The Commission has found that the ‘placement of CLCs, however, is largely based on history — CLCs were traditionally established on the initiative of their communities in response to a lack of access to legal services.’
This is only part of the story. Some centres and services have been established by government to meet electoral needs and some have been established to meet a recognised general need, for example, mental health law services.
The Queensland LPITAF review emphasised the need to extend specialist CLC services across the state. It also identified locations of need based on available data.
Some centres, such as Caxton Legal Centre, sees people from all over Brisbane, and further afield in some legal areas, so its location in a higher socio-economic area is not particularly relevant. It is located near public transport and close to its main source of volunteers, the CBD.
Nonetheless, we agree that new services should be targeted to those areas with the highest level of need. That may also include the extension of existing services through other means, such as the use of technology and outreach clinics through non-legal service providers.
We don’t agree that services should necessarily be re-located without an assessment of there current service profile. We agree that in considering the location of services, all four legal assistance providers should be considered.
21.4 Are assistance services targeting the ‘right’ people? Efficient targeting
Draft recommendation 21.2: The Commonwealth and state and territory governments should ensure that the eligibility test for legal assistance services reflect priority groups as set out in the national partnership agreement on legal assistance services and take into account: the circumstances of the applicant; the impact of the legal problem on the applicants life (including their liberty, personal safety, health and ability to meet the basic needs of life); the prospect of success and the appropriateness of spending limited public legal aid funds. Legal service providers make judgments in these sorts of circumstance everyday within the broad priorities, agreements and requirements of government. We agree with this recommendation, but stress that some degree of discretion needs to be built into the system. Either government trusts the institutions it has created to perform these services or it doesn’t. It either trusts the people who in many cases devote their lives to helping others, or it doesn’t (with acceptable accountability measures to prevent abuse). If it does have confidence in the system and the people in it, then it needs to let services get on with the job. Micro-managing and constricting policies will inhibit what the system is set up to achieve.
We agree with the submission of Redfern Legal Centre that CLCs complement the LACs as a more flexible option not limited by strict means and merit tests. Limiting discretion leads to injustice.
A consistent eligibility criteria?
Draft recommendation 21.3: The Commonwealth and state and territory governments should use the national partnership agreement on legal assistance services to align eligibility criteria for civil law cases for legal aid commissions and community legal centres. The financial eligibility test for grants of legal aid should be linked to some established measure of disadvantage. Again we broadly agree with this recommendation, but so long as flexibility is maintained. We do not agree that the CLC approach to determining their own eligibility criteria lacks transparency. CLCs go through detailed processes to determine their eligibility criteria, which also change because of funding and demand pressures. CLC missions and objections are set out in their constitutions and strategic plans that are updated annually and provided to program managers as part of voluminous reporting requirements. We are not aware of forum shopping that occurs as a result of different eligibility tests.

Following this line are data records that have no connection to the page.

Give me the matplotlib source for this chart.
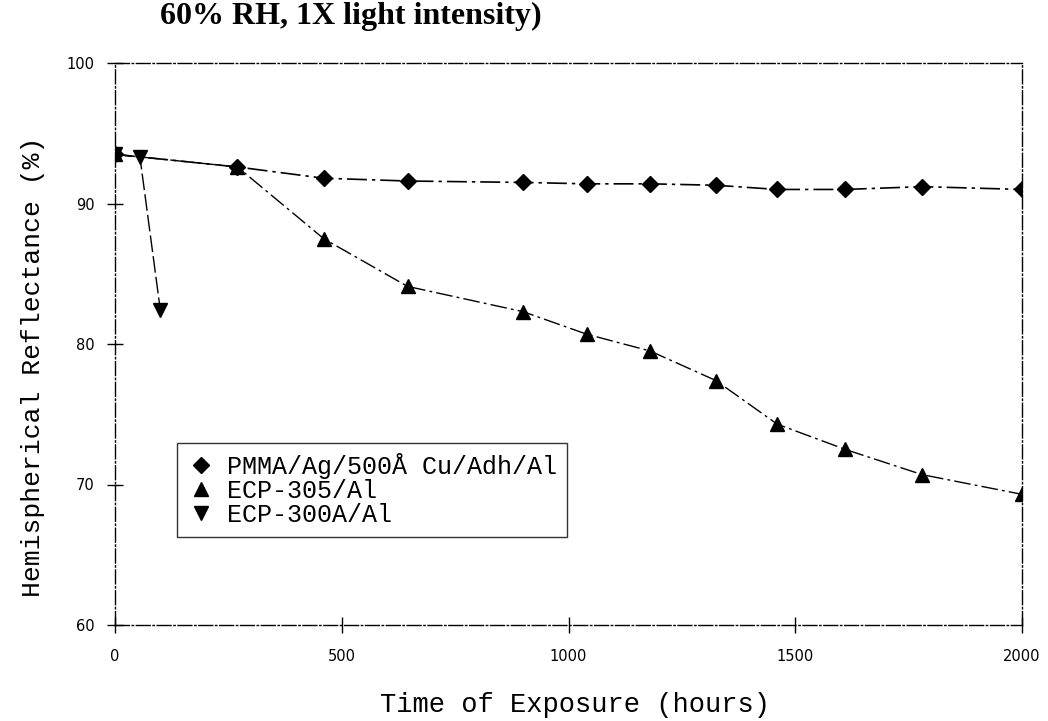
import matplotlib
matplotlib.use("Agg")
import matplotlib.pyplot as plt
from matplotlib.lines import Line2D

pmma_x = [0, 270, 460, 645, 900, 1040, 1180, 1325, 1460, 1610, 1780, 2000]
pmma_y = [93.5, 92.6, 91.8, 91.6, 91.5, 91.4, 91.4, 91.3, 91.0, 91.0, 91.2, 91.0]
ecp305_x = [0, 270, 460, 645, 900, 1040, 1180, 1325, 1460, 1610, 1780, 2000]
ecp305_y = [93.5, 92.6, 87.5, 84.1, 82.3, 80.7, 79.5, 77.4, 74.3, 72.5, 70.7, 69.3]
ecp300_x = [0, 55, 100]
ecp300_y = [93.5, 93.3, 82.4]
labels = ["PMMA/Ag/500Å Cu/Adh/Al", "ECP-305/Al", "ECP-300A/Al"]
xticks = [0, 500, 1000, 1500, 2000]
yticks = [60, 70, 80, 90, 100]

mono = "Liberation Mono"
W, H = 1048, 721

fig = plt.figure(figsize=(10.48, 7.21), dpi=100)
ax = fig.add_axes([115 / W, 1 - 625 / H, 907 / W, 562 / H])

ax.plot(pmma_x, pmma_y, color="black", lw=1.2, ls=(0, (12, 3, 2, 3)),
        marker="D", ms=8, zorder=3)
ax.plot(ecp305_x, ecp305_y, color="black", lw=1.0, ls=(0, (12, 3, 2, 3)),
        marker="^", ms=10, zorder=3)
ax.plot(ecp300_x, ecp300_y, color="black", lw=1.0, ls=(0, (12, 3)),
        marker="v", ms=10, zorder=3)

ax.set_xlim(0, 2000)
ax.set_ylim(60, 100)
ax.set_xticks(xticks)
ax.set_yticks(yticks)
ax.tick_params(direction="inout", length=11, width=1, labelsize=10.5)
ax.tick_params(axis="x", pad=12)
ax.tick_params(axis="y", pad=9)
for lab in ax.get_xticklabels() + ax.get_yticklabels():
    lab.set_fontfamily("DejaVu Sans")
for sp in ax.spines.values():
    sp.set_linestyle((0, (10, 2, 1, 2)))
    sp.set_linewidth(1.0)

fig.text(575 / W, 1 - 705 / H, "Time of Exposure (hours)", fontfamily=mono,
         fontsize=19.5, ha="center", va="center")
fig.text(33 / W, 1 - 367 / H, "Hemispherical Reflectance (%)", fontfamily=mono,
         fontsize=19, ha="center", va="center", rotation=90)

handles = [Line2D([], [], color="black", ls="none", marker=m, ms=s)
           for m, s in zip(["D", "^", "v"], [8, 10, 10])]
leg = ax.legend(handles, labels, loc="lower left",
                bbox_to_anchor=((177 - 115) / 907, (625 - 537) / 562),
                prop={"family": mono, "size": 18}, frameon=True, fancybox=False,
                edgecolor="black", handletextpad=0.5, borderpad=0.4,
                labelspacing=0.0, handlelength=1.1, borderaxespad=0)
leg.get_frame().set_linewidth(1.0)

fig.text(160 / W, 1 - 2 / H, "60% RH, 1X light intensity)", fontfamily="Liberation Serif",
         fontweight="bold", fontsize=23, ha="left", va="top")

fig.savefig("out.png", dpi=100)
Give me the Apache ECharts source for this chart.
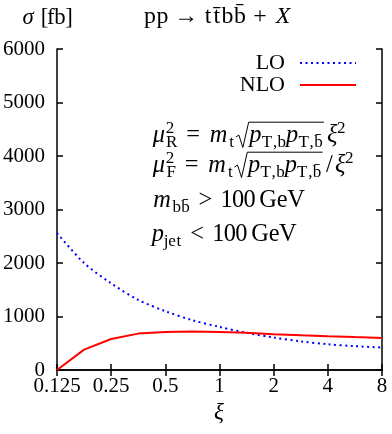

The Commission acknowledges that the majority of CLC clients are from disadvantaged groups. However, it adds that the evidence ‘suggests that where clients live can affect their access to assistance from a CLC.’
This suggests that there is scope to improve horizontal equity (that is, that people in equal circumstances are treated the same way) (p.644).
In our view, while there may be some scope to improve horizontal equity, there will always be communities and groups whose ready access to legal assistance will be impinged by their location and circumstances.
The Commission acknowledges the need for flexibility but suggests that financial eligibility tests be linked to ‘some established measure of disadvantage. Without further elaboration, it is difficult to comment further.
But it should be borne in mind that in litigation at least, great injustices can occur if people are not assisted and the high cost of litigation would prevent many people from obtaining help if the bar is set too high and there is no flexibility to help where hardship will result.
Are the current eligibility criteria for LACs too mean?
We reiterate our earlier point of the need for flexibility and for LACs and CLCs to be trusted to make good decisions in appropriate cases within budget for the benefit of disadvantaged clients experiencing hardship.
We are not aware of any CLC with criteria that is ‘too lax’. However, if the Commission is talking about an example like QPILCH’s Self Representation Service, where we will give any self represented litigant, no mater how wealthy, one appointment, it misunderstands one benefit of this Service. If a client has sufficient funds, we encourage them to obtain private representation and can also point out the difficulties they face in the litigation. This can refer them for paid assistance or divert them from the system. In both ways helping to reduce pressure on the courts.